▶ [Exercise objective] Take the lines from the head of the listing through the one bearing "(r3) at (681,298)" and copy them exactly, leaving every picture out.

▶ [Data section]
----------

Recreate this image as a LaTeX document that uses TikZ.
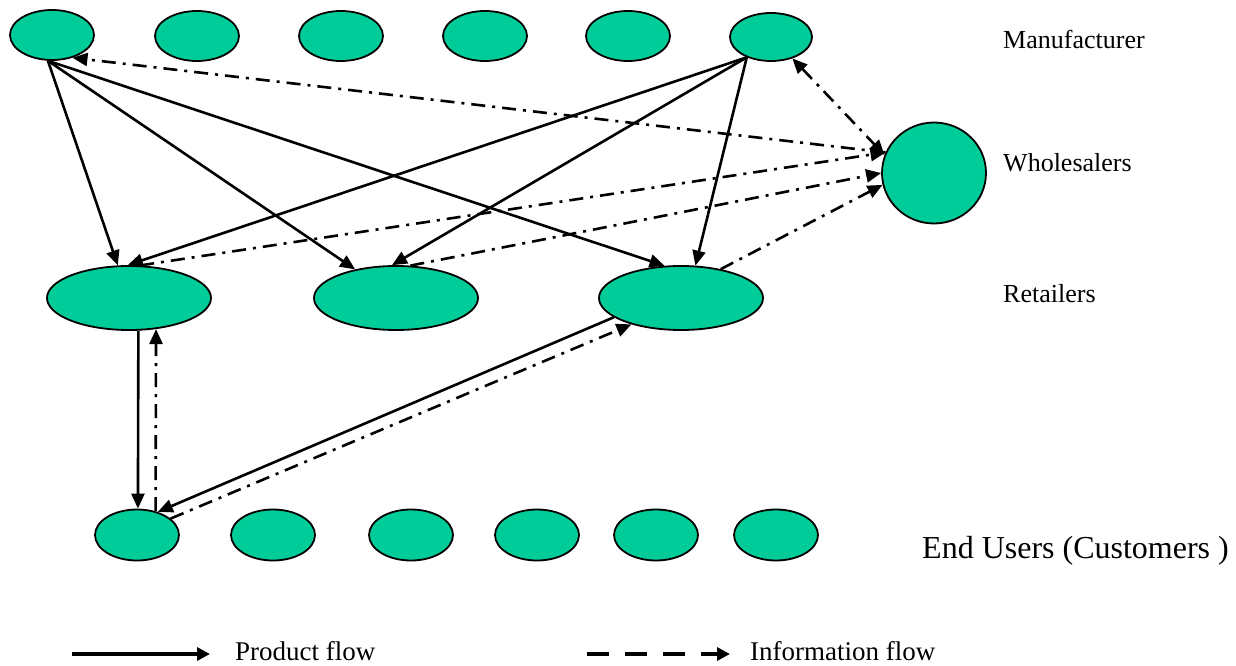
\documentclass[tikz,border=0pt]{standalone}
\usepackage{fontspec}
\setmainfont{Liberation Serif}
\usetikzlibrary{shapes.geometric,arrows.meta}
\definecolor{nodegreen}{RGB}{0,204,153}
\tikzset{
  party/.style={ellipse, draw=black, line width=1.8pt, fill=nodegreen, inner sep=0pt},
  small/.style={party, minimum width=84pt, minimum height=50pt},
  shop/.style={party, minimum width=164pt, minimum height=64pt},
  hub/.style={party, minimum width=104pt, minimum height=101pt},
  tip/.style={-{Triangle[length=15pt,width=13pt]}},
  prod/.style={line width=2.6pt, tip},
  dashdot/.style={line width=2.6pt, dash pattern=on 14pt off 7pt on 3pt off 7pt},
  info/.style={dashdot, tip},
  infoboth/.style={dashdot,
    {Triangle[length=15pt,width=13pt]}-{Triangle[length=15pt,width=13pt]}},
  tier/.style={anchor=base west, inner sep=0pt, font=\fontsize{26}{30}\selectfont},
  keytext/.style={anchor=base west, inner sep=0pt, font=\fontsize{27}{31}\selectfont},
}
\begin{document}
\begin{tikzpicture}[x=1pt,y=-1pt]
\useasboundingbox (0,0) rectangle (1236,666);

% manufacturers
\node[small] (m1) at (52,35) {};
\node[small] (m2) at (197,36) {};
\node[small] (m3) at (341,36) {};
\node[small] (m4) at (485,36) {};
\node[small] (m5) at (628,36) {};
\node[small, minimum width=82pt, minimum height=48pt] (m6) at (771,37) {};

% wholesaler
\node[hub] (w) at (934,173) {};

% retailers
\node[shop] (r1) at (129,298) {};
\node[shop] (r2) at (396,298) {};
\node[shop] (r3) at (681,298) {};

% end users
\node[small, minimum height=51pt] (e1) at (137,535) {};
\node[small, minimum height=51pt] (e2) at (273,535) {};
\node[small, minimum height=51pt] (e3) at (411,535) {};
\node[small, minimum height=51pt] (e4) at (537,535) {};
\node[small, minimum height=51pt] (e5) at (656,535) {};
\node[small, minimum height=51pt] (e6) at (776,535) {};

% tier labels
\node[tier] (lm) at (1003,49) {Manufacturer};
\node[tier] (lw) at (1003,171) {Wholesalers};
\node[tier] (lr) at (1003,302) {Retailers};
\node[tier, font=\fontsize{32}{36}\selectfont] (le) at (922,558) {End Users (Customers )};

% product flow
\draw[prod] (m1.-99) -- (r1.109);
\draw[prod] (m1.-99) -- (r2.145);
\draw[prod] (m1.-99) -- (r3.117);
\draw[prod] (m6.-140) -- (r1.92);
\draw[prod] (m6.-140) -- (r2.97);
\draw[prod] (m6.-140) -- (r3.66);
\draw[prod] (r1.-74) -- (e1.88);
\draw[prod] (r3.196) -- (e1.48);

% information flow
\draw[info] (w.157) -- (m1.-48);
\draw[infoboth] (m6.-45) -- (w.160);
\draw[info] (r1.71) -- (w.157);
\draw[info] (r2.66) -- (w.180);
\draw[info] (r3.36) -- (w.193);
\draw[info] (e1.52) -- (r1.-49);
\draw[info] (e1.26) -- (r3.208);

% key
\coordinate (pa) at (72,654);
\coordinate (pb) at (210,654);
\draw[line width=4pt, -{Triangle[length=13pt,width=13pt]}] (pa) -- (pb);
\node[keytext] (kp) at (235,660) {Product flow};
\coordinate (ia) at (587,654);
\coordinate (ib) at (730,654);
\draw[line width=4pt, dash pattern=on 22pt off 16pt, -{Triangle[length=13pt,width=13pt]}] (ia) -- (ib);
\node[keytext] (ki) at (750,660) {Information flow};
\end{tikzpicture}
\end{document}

----------

▶ [Exercise response]
Recreate this image as a LaTeX document that uses TikZ.
\documentclass[tikz,border=0pt]{standalone}
\usepackage{fontspec}
\setmainfont{Liberation Serif}
\usetikzlibrary{shapes.geometric,arrows.meta}
\definecolor{nodegreen}{RGB}{0,204,153}
\tikzset{
  party/.style={ellipse, draw=black, line width=1.8pt, fill=nodegreen, inner sep=0pt},
  small/.style={party, minimum width=84pt, minimum height=50pt},
  shop/.style={party, minimum width=164pt, minimum height=64pt},
  hub/.style={party, minimum width=104pt, minimum height=101pt},
  tip/.style={-{Triangle[length=15pt,width=13pt]}},
  prod/.style={line width=2.6pt, tip},
  dashdot/.style={line width=2.6pt, dash pattern=on 14pt off 7pt on 3pt off 7pt},
  info/.style={dashdot, tip},
  infoboth/.style={dashdot,
    {Triangle[length=15pt,width=13pt]}-{Triangle[length=15pt,width=13pt]}},
  tier/.style={anchor=base west, inner sep=0pt, font=\fontsize{26}{30}\selectfont},
  keytext/.style={anchor=base west, inner sep=0pt, font=\fontsize{27}{31}\selectfont},
}
\begin{document}
\begin{tikzpicture}[x=1pt,y=-1pt]
\useasboundingbox (0,0) rectangle (1236,666);

% manufacturers
\node[small] (m1) at (52,35) {};
\node[small] (m2) at (197,36) {};
\node[small] (m3) at (341,36) {};
\node[small] (m4) at (485,36) {};
\node[small] (m5) at (628,36) {};
\node[small, minimum width=82pt, minimum height=48pt] (m6) at (771,37) {};

% wholesaler
\node[hub] (w) at (934,173) {};

% retailers
\node[shop] (r1) at (129,298) {};
\node[shop] (r2) at (396,298) {};
\node[shop] (r3) at (681,298) {};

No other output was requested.